- Episode no.: Episode 18
- Directed by: David Tomblin
- Written by: David Tomblin
- Editing by: Lee Doig
- Production code: 18
- Original air date: 30 September 1970

Guest appearances
- Alexis Kanner as Lieutenant Jim Regan; Lois Maxwell as Miss Holland; Steven Berkoff as Captain Steve Minto; Geraldine Moffat as Jean Regan; Colin Gordon as Albert Thompson; Eleanor Summerfield as Muriel Thompson; Windsor Davies as Morgan; Al Mancini as Lieutenant Andy Conroy;

Episode chronology
| ← Previous "The Responsibility Seat" | Next → "The Sound of Silence" |

= The Cat with Ten Lives =

"The Cat with Ten Lives" is the 18th episode of UFO, a 1970 British science fiction television series about an alien invasion of Earth. David Tomblin wrote the screenplay and directed the episode. The episode was filmed between 22 May and 3 June 1970 and was first broadcast on 30 September 1970 on Associated Television. It was the 19th episode filmed.

The series was created by Gerry Anderson and Sylvia Anderson with Reg Hill, and produced by the Andersons and Lew Grade's Century 21 Productions for Grade's ITC Entertainment company.

==Plot==
Moonbase interceptor pilot James Regan is on 48 hours leave from the Moon. He and his wife are invited by an older couple, the Thompsons, who have mysteriously been given an unusual psychic board game. While the two couples are playing the game, Regan starts to have strange reactions and faints. Later, as Regan and his wife are driving down a country road they stop their car to avoid a Siamese cat. They are then abducted by aliens who take them to their UFO, where he has another experience similar to the one he had at the Thompson home. Regan awakes back in his car with the cat but his wife missing, abducted by the aliens. Regan explains his story at SHADO Control but Straker sends him back to the Moon. Meanwhile the cat now has free rein inside Control.

SHADO's resident doctor – Douglas Jackson – has performed an autopsy on an alien body and found it to be entirely human, not – as previously believed – an alien species that harvests human organs to extend its lifespan. He surmises that the aliens may be able to control human brains.

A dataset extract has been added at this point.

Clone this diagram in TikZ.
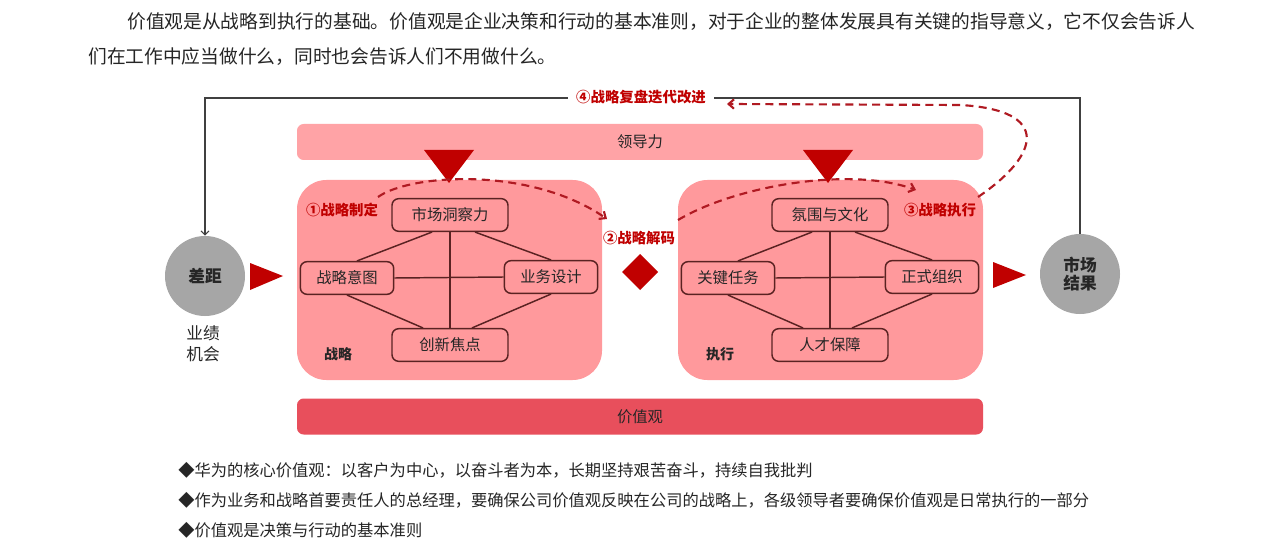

When piloting his SHADO Interceptor escorting the Venus probe, Regan fails to destroy a UFO that leaves Earth carrying his wife. He is recalled to Earth for an assessment. Still controlled by the cat, Regan attacks Col. Paul Foster and returns to the Moon, where he puts his interceptor on a crash course with Moonbase. Straker determines that the cat is controlling Regan and has it eliminated. No longer under alien control, Regan sacrifices himself by just missing Moonbase but is unable to avoid impacting on the lunar surface.

==Reception==
Commentator Ian Fryer regards "The Cat with Ten Lives" as the "key episode" of UFO. Describing the episode as a "grown-up drama", he praises the realism of its Moonbase scenes (with their "constant undertone of strain and weariness"), as well as its affirmation of Straker's "fallibility" as SHADO leader. Fryer also compliments Sheybal's performance as Dr Jackson and Kanner's "brilliant, highly detailed" portrayal of Regan's instability.

By contrast, AnorakZone.com ranks "The Cat with Ten Lives" the seventh-worst episode of UFO, describing its story as "the strangest and most 'out there' [that] UFO ever did [...] funny for the wrong reasons, and watchable for same". Commenting that the plight of Regan's pregnant wife is "pushed down in the narrative in favour of a telepathic cat", the reviewer argues that compared to other episodes "The Cat with Ten Lives" feels "impossible to regard as part of the same series", adding that Kanner as Regan seems "like he's in a different programme to everyone else".

John Kenneth Muir criticises some aspects of the plot, arguing that SHADO is too trusting of the clearly affected Regan and careless in allowing an unknown cat to roam its control centre. Muir also suggests that the ending, with Regan sacrificing himself, has too much in common with other episodes. However, he praises the cinematography of the seance and abduction scenes, also calling the episode "gloriously filmed" and "one of the most stylishly presented in terms of mise-en-scène".